According to Barnes, conventional grinders are slow to set up for a new job and tend to suffer from coolant leaks, valve problems and other issues such as frequent alarm messages.

It is claimed that none of these shortcomings apply to the Viper process on Makino platforms.

More features can be ground in a single setup on a Viper grinder, which saves refixturing time and promotes higher accuracy, leading to less scrap and non-conformance.

A single operation on a Makino A55 takes about four setups during non-Viper production.

For example, conventional grinding of a fir tree and root wedge face plus all shroud features on a nickel-alloy casting requires four separate operations on CNC grinders and there is said to be a significant amount of handling time.

The same blade is completed much faster on a Makino A55 or G5 in two operations, owing to the increased metal removal rate.

There is also less setup time and work in progress.

The average batch size on these machines is 300-off, requiring monthly changeover, although one aero engine blade job ran continuously on the A55 for nine months at a rate of 220 parts per week.

All of the benefits of the Viper approach are being achieved when producing the larger vanes on the A99e, with the added benefit of less downtime during changeover thanks to offline component fixturing and the robotic exchange of fixtured vanes.

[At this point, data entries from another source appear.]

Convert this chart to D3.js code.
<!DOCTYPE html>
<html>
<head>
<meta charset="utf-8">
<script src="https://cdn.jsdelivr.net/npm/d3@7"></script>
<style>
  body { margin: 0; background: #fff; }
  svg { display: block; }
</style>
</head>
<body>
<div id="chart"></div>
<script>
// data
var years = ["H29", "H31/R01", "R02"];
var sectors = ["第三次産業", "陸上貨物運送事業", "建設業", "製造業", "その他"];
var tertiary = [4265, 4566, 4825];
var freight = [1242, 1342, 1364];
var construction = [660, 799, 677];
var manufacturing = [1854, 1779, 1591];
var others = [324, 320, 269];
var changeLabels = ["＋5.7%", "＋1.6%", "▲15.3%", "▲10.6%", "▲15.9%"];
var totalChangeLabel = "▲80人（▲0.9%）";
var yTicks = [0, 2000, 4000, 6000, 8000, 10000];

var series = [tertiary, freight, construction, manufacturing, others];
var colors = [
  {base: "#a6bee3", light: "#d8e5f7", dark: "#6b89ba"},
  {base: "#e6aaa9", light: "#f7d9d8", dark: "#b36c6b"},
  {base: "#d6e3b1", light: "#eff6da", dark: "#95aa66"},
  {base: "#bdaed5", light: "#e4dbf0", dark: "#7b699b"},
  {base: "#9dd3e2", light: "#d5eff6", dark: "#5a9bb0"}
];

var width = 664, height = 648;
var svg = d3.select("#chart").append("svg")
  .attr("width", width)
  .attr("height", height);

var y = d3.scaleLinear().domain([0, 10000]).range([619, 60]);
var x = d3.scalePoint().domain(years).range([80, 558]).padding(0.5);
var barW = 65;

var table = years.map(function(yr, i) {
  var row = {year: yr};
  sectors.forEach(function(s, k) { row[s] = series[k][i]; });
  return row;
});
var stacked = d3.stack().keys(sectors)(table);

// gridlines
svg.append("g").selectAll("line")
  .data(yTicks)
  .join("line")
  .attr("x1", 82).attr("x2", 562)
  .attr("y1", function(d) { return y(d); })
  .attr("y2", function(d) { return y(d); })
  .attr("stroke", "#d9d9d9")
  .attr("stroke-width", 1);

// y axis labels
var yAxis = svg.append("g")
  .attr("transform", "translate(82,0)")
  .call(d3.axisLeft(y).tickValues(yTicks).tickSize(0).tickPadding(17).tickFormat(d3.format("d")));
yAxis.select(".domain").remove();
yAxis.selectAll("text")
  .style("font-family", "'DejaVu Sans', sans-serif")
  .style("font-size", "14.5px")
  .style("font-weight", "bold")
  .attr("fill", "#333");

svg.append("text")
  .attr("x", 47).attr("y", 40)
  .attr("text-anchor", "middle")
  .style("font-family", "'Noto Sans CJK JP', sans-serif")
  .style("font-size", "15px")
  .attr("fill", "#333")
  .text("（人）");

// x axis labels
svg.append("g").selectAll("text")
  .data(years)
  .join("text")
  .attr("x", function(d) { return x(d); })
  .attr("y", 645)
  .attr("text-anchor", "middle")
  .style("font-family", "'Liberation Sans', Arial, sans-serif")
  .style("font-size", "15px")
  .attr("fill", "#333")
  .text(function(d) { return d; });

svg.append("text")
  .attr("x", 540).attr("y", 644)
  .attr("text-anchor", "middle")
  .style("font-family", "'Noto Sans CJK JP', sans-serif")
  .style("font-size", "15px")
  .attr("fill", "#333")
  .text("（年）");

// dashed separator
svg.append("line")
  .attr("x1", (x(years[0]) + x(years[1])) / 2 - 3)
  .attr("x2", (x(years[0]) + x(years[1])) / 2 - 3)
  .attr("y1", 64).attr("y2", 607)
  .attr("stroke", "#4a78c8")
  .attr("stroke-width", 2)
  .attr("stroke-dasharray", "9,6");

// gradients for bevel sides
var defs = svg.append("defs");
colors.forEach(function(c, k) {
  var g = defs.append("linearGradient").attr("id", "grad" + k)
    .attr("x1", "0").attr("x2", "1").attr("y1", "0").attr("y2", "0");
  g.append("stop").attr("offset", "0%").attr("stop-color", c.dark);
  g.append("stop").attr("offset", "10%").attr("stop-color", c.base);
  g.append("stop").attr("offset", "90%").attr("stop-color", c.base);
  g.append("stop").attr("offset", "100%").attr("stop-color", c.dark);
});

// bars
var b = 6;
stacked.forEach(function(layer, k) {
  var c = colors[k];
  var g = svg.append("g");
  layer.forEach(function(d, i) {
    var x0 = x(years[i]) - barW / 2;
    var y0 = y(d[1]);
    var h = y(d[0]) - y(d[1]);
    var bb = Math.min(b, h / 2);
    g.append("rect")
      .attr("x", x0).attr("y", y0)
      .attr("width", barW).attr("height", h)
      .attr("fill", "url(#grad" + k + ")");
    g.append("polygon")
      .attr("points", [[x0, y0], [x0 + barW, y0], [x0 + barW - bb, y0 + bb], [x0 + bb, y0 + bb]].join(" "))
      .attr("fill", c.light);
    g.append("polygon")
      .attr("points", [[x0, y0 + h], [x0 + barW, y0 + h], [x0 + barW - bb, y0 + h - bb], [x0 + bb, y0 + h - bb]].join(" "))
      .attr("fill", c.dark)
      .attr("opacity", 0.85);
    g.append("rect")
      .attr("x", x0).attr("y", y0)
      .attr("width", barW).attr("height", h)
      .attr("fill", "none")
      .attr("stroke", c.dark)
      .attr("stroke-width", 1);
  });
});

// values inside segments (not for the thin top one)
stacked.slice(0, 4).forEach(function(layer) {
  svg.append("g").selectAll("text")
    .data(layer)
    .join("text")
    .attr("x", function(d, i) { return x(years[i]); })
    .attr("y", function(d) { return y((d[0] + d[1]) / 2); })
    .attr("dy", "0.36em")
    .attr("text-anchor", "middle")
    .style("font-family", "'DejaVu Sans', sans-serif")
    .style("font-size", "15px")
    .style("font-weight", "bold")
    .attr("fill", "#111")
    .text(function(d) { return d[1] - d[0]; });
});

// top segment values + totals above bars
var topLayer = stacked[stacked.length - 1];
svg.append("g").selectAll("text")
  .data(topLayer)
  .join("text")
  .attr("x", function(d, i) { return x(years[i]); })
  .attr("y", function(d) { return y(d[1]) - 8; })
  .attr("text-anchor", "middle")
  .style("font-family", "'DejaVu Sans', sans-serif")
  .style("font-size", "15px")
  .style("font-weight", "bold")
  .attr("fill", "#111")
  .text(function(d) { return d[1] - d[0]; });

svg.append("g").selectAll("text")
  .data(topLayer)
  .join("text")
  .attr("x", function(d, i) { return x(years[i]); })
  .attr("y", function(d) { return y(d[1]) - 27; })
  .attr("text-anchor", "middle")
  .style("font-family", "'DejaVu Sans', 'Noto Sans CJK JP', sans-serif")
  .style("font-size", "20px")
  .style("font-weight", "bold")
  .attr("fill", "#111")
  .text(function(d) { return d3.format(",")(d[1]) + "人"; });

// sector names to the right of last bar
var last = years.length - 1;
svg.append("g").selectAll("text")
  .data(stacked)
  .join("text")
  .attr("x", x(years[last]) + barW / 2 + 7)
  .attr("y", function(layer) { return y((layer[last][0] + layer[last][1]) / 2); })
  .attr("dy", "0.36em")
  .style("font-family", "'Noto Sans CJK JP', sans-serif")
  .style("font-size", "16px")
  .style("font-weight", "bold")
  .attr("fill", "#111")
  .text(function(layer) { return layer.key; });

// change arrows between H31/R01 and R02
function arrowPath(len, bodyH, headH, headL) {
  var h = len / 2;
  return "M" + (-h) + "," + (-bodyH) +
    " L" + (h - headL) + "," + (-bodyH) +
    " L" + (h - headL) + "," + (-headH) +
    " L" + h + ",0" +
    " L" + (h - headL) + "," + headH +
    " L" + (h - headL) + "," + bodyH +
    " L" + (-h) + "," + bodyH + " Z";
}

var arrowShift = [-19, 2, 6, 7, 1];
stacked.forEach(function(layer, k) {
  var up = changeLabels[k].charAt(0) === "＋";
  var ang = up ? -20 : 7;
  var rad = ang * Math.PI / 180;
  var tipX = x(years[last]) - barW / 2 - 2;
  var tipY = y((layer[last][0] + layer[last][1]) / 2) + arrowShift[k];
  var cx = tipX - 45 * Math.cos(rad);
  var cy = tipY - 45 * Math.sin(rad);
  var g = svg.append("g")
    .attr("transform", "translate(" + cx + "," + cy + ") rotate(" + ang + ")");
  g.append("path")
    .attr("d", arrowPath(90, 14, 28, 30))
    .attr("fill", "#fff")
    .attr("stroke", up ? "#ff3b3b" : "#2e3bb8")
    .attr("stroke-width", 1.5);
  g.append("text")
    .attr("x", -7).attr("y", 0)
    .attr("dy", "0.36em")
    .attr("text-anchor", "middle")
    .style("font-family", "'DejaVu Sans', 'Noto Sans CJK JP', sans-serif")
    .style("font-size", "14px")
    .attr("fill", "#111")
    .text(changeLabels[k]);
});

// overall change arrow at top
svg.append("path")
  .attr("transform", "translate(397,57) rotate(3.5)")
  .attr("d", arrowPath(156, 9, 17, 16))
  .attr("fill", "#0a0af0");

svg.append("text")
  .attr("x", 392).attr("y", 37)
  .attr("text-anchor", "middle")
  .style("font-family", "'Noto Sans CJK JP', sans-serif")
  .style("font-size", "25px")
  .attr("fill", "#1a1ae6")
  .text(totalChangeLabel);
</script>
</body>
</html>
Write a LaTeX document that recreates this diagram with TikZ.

In the case of two of the vane varieties, a small amount of milling and drilling on one vane per engine set is required to allow subsequent internal boroscopic inspection.

It highlights another benefit of Viper grinding on a machining centre, in that other metal-cutting tools can be brought into use from the same tool magazine that houses the small-diameter, profiled grinding wheels.

Trac is migrating its existing blade and vane work across from conventional grinders to the Makino machines.